The Direction of the Relationship
The most common error in understanding Ismaili ta’wil is to treat zahir and batin as successive stages: first the outer, then (for the adept) the inner. This model implies that the outer can be left behind once the inner is achieved.
The Ismaili tradition explicitly rejects this. The relationship is not successive but simultaneous and structural: every zahir has a batin that is present within it from the beginning; every batin manifests and requires a zahir to be real in the world. There is no hierarchy of abandonment — only a hierarchy of depth.
The Prophet’s Example
The Ismaili reading of Prophetic biography illustrates this: the Prophet both did the outer practices (prayed, fasted, performed Hajj, observed Ramadan in full) and knew their inner meaning. He did not stop praying when he understood what prayer meant. The full realization of the batin does not release one from the zahir — it makes the zahir more profound.

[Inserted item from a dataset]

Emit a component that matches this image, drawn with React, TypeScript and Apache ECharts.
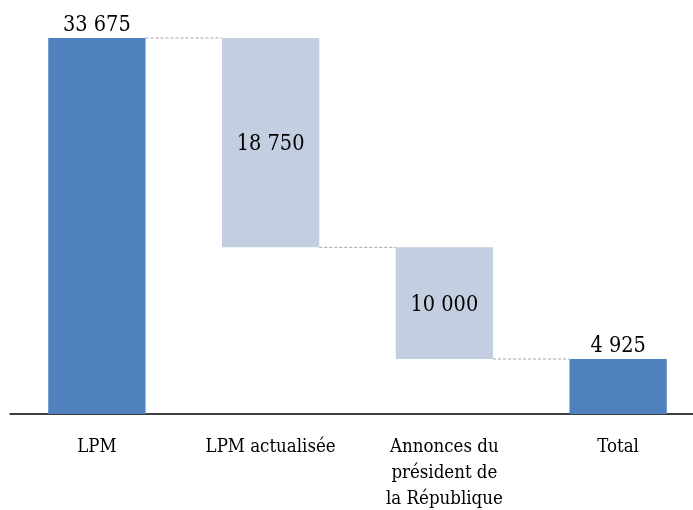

This is the same pattern the Imam models for the community: complete zahir observance with complete batin awareness. The Imam is not exempt from the zahir; he is the one whose zahir practice is most deeply informed by the batin.
The Practical Consequence
Any mumin who claims that knowing the inner meaning of an obligatory act exempts him from performing it has misunderstood the Ismaili teaching. The batin does not abolish the zahir. This is not a legal ruling — it is a metaphysical claim about the structure of reality.